* **The records**:
◆ ◆ ◆ ◆
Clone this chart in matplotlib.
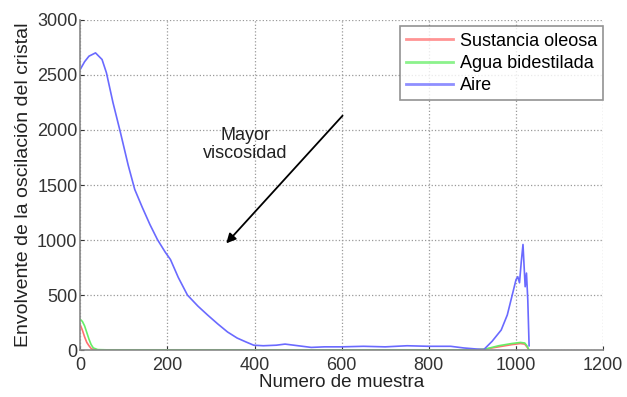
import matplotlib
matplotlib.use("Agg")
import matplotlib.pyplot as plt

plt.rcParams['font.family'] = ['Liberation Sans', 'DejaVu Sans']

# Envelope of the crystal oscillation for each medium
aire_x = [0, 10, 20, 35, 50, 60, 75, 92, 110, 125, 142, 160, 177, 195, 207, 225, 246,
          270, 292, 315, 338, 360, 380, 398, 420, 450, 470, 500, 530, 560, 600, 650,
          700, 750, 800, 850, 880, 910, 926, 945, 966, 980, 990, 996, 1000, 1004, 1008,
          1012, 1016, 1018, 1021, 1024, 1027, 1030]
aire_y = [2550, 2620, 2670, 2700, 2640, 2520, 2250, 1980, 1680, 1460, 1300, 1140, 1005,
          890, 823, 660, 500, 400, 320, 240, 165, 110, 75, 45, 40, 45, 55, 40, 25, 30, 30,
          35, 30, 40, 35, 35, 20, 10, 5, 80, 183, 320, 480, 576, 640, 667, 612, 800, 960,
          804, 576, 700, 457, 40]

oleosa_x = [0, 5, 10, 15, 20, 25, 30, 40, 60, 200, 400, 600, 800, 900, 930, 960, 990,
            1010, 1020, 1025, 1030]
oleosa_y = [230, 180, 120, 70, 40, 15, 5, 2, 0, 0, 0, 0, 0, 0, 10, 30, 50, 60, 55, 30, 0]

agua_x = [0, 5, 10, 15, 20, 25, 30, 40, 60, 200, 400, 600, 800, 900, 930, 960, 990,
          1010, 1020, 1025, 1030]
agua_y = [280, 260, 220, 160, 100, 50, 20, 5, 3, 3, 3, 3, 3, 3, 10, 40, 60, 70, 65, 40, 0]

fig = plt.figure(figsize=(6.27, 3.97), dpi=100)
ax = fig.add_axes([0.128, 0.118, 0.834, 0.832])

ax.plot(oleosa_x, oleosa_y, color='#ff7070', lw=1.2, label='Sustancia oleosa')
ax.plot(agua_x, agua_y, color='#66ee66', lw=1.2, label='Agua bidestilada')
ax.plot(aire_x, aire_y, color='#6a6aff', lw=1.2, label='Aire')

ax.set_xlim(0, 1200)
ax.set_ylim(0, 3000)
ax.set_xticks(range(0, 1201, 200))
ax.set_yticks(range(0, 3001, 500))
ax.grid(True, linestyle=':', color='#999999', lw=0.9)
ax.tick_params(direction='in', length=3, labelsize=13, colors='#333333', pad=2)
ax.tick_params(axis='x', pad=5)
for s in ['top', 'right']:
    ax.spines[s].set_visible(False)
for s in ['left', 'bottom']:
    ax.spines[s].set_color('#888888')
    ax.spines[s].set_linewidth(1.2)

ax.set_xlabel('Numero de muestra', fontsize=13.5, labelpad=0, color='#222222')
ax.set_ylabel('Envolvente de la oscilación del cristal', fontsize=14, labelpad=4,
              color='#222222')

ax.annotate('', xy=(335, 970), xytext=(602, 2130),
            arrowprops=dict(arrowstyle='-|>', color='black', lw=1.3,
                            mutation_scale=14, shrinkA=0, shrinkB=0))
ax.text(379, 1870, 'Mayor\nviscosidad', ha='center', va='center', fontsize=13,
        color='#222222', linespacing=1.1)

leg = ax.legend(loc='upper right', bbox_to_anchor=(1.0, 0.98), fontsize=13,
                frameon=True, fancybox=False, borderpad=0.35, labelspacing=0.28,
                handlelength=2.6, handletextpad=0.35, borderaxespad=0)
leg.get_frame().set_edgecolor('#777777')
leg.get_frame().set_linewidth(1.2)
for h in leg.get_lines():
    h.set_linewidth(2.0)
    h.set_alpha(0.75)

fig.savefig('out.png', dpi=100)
◆ ◆ ◆ ◆
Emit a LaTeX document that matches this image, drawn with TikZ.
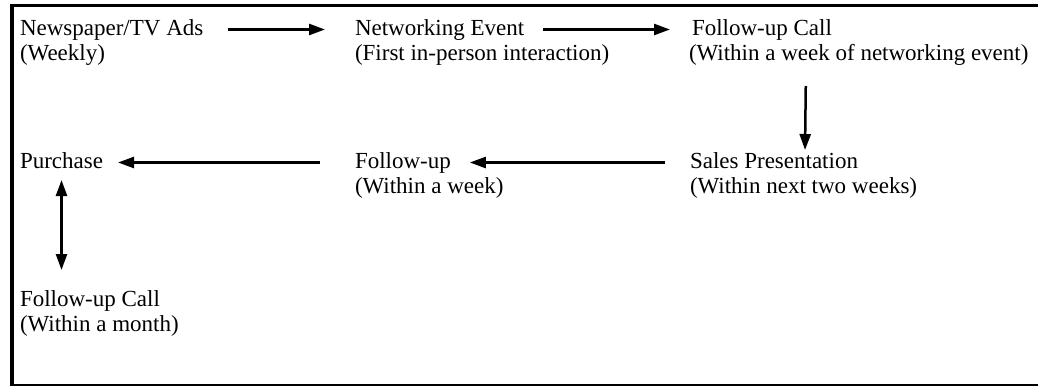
◆ ◆ ◆ ◆
* **Short problem**: Pull out every line holding "this" from the records above, and copy it.

* **Expected output**:
Clone this chart in matplotlib.
Emit a LaTeX document that matches this image, drawn with TikZ.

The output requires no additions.